A estreia vitoriosa de Tarcísio de Freitas (Republicanos) nas urnas lhe dará o comando do Estado mais rico do Brasil e, por isso, também um dos mais desiguais e carentes por uma oferta ampliada de serviços públicos de qualidade. Mas, além dos desafios diários de governar para mais de 45 milhões de habitantes, o ex-ministro de infraestrutura terá de decidir se mantém-se fiel ao perfil moderado apresentado aos eleitores ou se assume o bolsonarismo diante da vitória nacional do ex-presidente Luiz Inácio Lula da Silva (PT).
Apesar de respaldado também por partidos que não compuseram a base oficial do presidente Jair Bolsonaro (PL) ao longo dos últimos quatro anos, como o PSDB e o PSD, Tarcísio vai ter de ser mais político do que técnico na montagem de seu governo. As pressões já começaram antes mesmo de as urnas serem fechadas, com indicados para manter sua influência ou avançar sobre novas pastas.
Para o cientista político Marco Antonio Carvalho Teixeira, da FGV-SP, o primeiro desafio do ex-ministro é mesmo o político. Carioca, Tarcísio não tem base no Estado e deve delegar a articulação para aliados como o PL, de Valdemar da Costa Neto, além de depender de interlocutores para pautar sua agenda. "O arranjo de governabilidade vai ser crucial. E ele vai precisar aprender fazendo, já que nunca ocupou um cargo político no sentido estrito", aponta Teixeira.
Sem quadros próprios, Tarcísio repetiu ao longo da campanha que iria montar um secretariado técnico, especialmente em áreas que considera sensíveis e nas quais tem mais familiaridade, como Transporte e Logística e Habitação. Além de nomes como de Guilherme Afif, ex-governador de São Paulo que foi assessor especial do ministro da Economia, Paulo Guedes; do médico Eleuses Paiva, que deve assumir a secretaria da Saúde; e de Rafael Benini, que atuou na Agência de Transporte do Estado de São Paulo; Tarcísio já indicou que a diretora executiva do Banco Interamericano de Desenvolvimento, Martha Seillier, pode assumir uma das pastas da área.

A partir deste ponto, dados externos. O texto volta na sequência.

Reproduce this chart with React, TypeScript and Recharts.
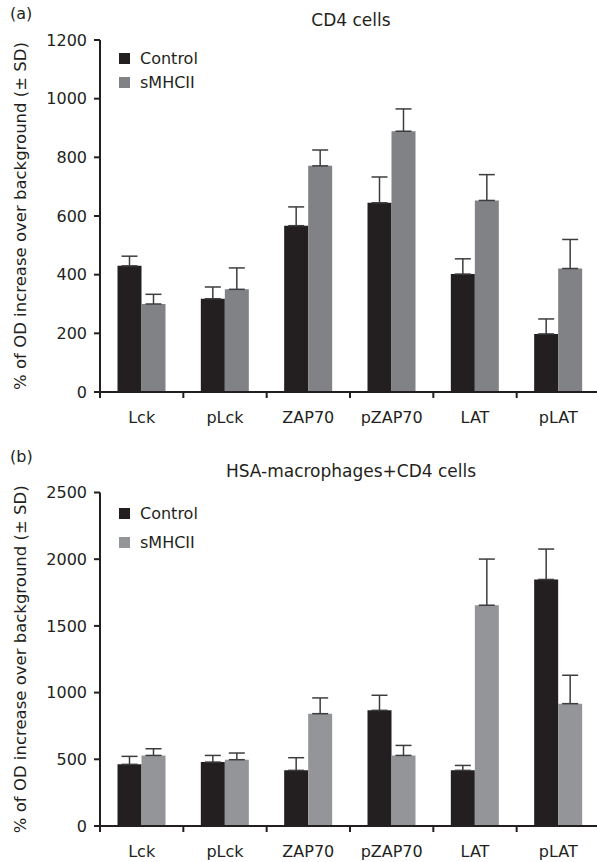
import { BarChart, Bar, XAxis, YAxis, ErrorBar, Legend } from 'recharts'

const categories = ['Lck', 'pLck', 'ZAP70', 'pZAP70', 'LAT', 'pLAT']

// (a) CD4 cells
const cd4Control = [430, 318, 567, 645, 402, 198]
const cd4ControlSd = [33, 40, 64, 88, 52, 51]
const cd4Smhc = [300, 350, 771, 889, 653, 421]
const cd4SmhcSd = [33, 73, 54, 76, 88, 99]
const cd4Ticks = [0, 200, 400, 600, 800, 1000, 1200]

// (b) HSA-macrophages+CD4 cells
const hsaControl = [462, 479, 417, 867, 417, 1848]
const hsaControlSd = [60, 50, 95, 113, 37, 228]
const hsaSmhc = [529, 497, 842, 529, 1655, 917]
const hsaSmhcSd = [50, 50, 118, 75, 346, 213]
const hsaTicks = [0, 500, 1000, 1500, 2000, 2500]

const INK = '#231f20'
const CONTROL = '#231f20'
const Y_LABEL = '% of OD increase over background (± SD)'

function buildRows(ctrl: number[], ctrlSd: number[], smhc: number[], smhcSd: number[]) {
  return categories.map((name, i) => ({
    name,
    control: ctrl[i],
    controlErr: [0, ctrlSd[i]],
    smhc: smhc[i],
    smhcErr: [0, smhcSd[i]],
  }))
}

function CategoryTick(props: any) {
  const { x, y, payload, index, width, visibleTicksCount } = props
  const band = width && visibleTicksCount ? width / visibleTicksCount : 500 / 6
  return (
    <g>
      {index === 0 && (
        <line x1={x - band / 2} x2={x - band / 2} y1={y} y2={y + 6} stroke={INK} strokeWidth={2} />
      )}
      <line x1={x + band / 2} x2={x + band / 2} y1={y} y2={y + 6} stroke={INK} strokeWidth={2} />
      <text x={x} y={y + 31} textAnchor="middle" fontSize={16} fill={INK}>
        {payload.value}
      </text>
    </g>
  )
}

function legendContent(rowHeight: number) {
  return (props: any) => (
    <div>
      {(props.payload || []).map((entry: any) => (
        <div
          key={entry.value}
          style={{ display: 'flex', alignItems: 'center', height: rowHeight, fontSize: 16, color: INK, whiteSpace: 'nowrap' }}
        >
          <span style={{ display: 'inline-block', width: 11, height: 11, background: entry.color, marginRight: 10 }} />
          {entry.value}
        </div>
      ))}
    </div>
  )
}

interface PanelProps {
  data: ReturnType<typeof buildRows>
  ticks: number[]
  smhcColor: string
  height: number
  marginTop: number
  marginBottom: number
  xAxisHeight: number
  legendTop: number
  legendRow: number
}

function Panel({ data, ticks, smhcColor, height, marginTop, marginBottom, xAxisHeight, legendTop, legendRow }: PanelProps) {
  return (
    <BarChart
      width={600}
      height={height}
      data={data}
      margin={{ top: marginTop, right: 0, bottom: marginBottom, left: 0 }}
      barCategoryGap="21%"
      barGap={0}
    >
      <XAxis
        dataKey="name"
        interval={0}
        tickLine={false}
        tickSize={0}
        tickMargin={0}
        height={xAxisHeight}
        axisLine={{ stroke: INK, strokeWidth: 2 }}
        tick={<CategoryTick />}
      />
      <YAxis
        width={100}
        domain={[0, ticks[ticks.length - 1]]}
        ticks={ticks}
        interval={0}
        tickSize={6}
        tickMargin={7}
        axisLine={{ stroke: INK, strokeWidth: 2 }}
        tickLine={{ stroke: INK, strokeWidth: 2 }}
        tick={{ fontSize: 16, fill: INK }}
        label={{ value: Y_LABEL, angle: -90, position: 'center', dx: -30, fontSize: 16.5, fill: INK }}
      />
      <Legend
        layout="vertical"
        align="center"
        verticalAlign="middle"
        wrapperStyle={{ left: 119, top: legendTop, width: 'auto', height: 'auto' }}
        content={legendContent(legendRow)}
      />
      <Bar dataKey="control" name="Control" fill={CONTROL} isAnimationActive={false}>
        <ErrorBar dataKey="controlErr" direction="y" width={8} stroke="#3d3d3f" strokeWidth={1.5} />
      </Bar>
      <Bar dataKey="smhc" name="sMHCII" fill={smhcColor} isAnimationActive={false}>
        <ErrorBar dataKey="smhcErr" direction="y" width={8} stroke="#3d3d3f" strokeWidth={1.5} />
      </Bar>
    </BarChart>
  )
}

export default function App() {
  const cd4 = buildRows(cd4Control, cd4ControlSd, cd4Smhc, cd4SmhcSd)
  const hsa = buildRows(hsaControl, hsaControlSd, hsaSmhc, hsaSmhcSd)

  return (
    <div
      style={{
        position: 'absolute',
        left: 0,
        top: 0,
        width: 597,
        height: 862,
        overflow: 'hidden',
        background: '#fff',
        fontFamily: '"DejaVu Sans", sans-serif',
      }}
    >
      <div style={{ position: 'absolute', left: 0, top: 0 }}>
        <Panel
          data={cd4}
          ticks={cd4Ticks}
          smhcColor="#808285"
          height={440}
          marginTop={40}
          marginBottom={8}
          xAxisHeight={40}
          legendTop={47}
          legendRow={23.5}
        />
      </div>
      <div style={{ position: 'absolute', left: 0, top: 440 }}>
        <Panel
          data={hsa}
          ticks={hsaTicks}
          smhcColor="#939598"
          height={422}
          marginTop={52.5}
          marginBottom={0}
          xAxisHeight={36}
          legendTop={58.5}
          legendRow={29}
        />
      </div>
      <svg width={597} height={862} style={{ position: 'absolute', left: 0, top: 0, pointerEvents: 'none' }}>
        <text x={10} y={19} fontSize={16} fill={INK}>(a)</text>
        <text x={351} y={26} fontSize={17} fill={INK} textAnchor="middle">CD4 cells</text>
        <text x={10} y={461.5} fontSize={16} fill={INK}>(b)</text>
        <text x={351} y={477} fontSize={17} fill={INK} textAnchor="middle">HSA-macrophages+CD4 cells</text>
      </svg>
    </div>
  )
}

O Estadão apurou que o economista Samuel Kinoshita, a engenheira Priscilla Perdicaris e o administrador Marcelo Branco, ligado a Gilberto Kassab, são outros nomes considerados para compor o governo. Após receber o apoio do governador Rodrigo Garcia (PSDB), os tucanos também esperam espaço na máquina que comandaram por quase três décadas.
TRANSIÇÃO
A transição de um governo para o outro vai exigir posicionamentos do novo governador em pautas encampadas por apoiadores do presidente Jair Bolsonaro que Tarcísio recuou ao longo da campanha, como o uso de câmeras corporais, a privatização da Companhia de Saneamento Básico do Estado de São Paulo (Sabesp (BVMF:SBSP3)) e a vacinação de servidores públicos.
Com sua vitória em São Paulo e a derrota de Bolsonaro na disputa nacional, o ex-ministro passa a ser o principal representante do bolsonarismo na chefia de uma estrutura do poder Executivo. O ponto-chave do início de seu governo, apontam especialistas, se baseia na capacidade política de Tarcísio de evitar que o Estado se torne uma ilha bolsonarista.
O cientista político do movimento Voto Consciente, Bruno Silva, argumenta que a aliança com Garcia no segundo turno pode ser fundamental para ocupar o campo que era dos tucanos no Estado.
"Tarcísio é uma liderança que se constituiu no Estado caminhando na rabeira de Bolsonaro, tanto é que nacionalizou (a disputa na campanha). Se fizer uma leitura política mais apurada do que está em suas mãos, pode tentar construir uma base e ocupar um campo que era dos tucanos", afirmou Silva.
O ex-ministro já disse que vai dar continuidade a algumas políticas no Estado, sem intenção de fazer uma "destucanização" na máquina, mas quer promover uma "aceleração" em outras áreas.
Silva cita que as políticas educacionais podem ficar à prova neste contexto. A base evangélica que o apoiou na campanha, e que sustenta o Republicanos, por exemplo, pode criar pressões para pautar temas dentro das escolas ou mesmo pleitear um aumento das escolas cívico-militares.
Teixeira também vê como um desafio para o novo governador conciliar a influência da Igreja Universal com os desafios do governo por área. "Quando você é governo, precisa equilibrar o técnico e o político. Temos um outro problema que tem a ver com esse arranjo do entorno dele, que defende o armamentismo, venda de armas. Vai vir muita coisa nesse segmento."
As informações são do jornal O Estado de S. Paulo.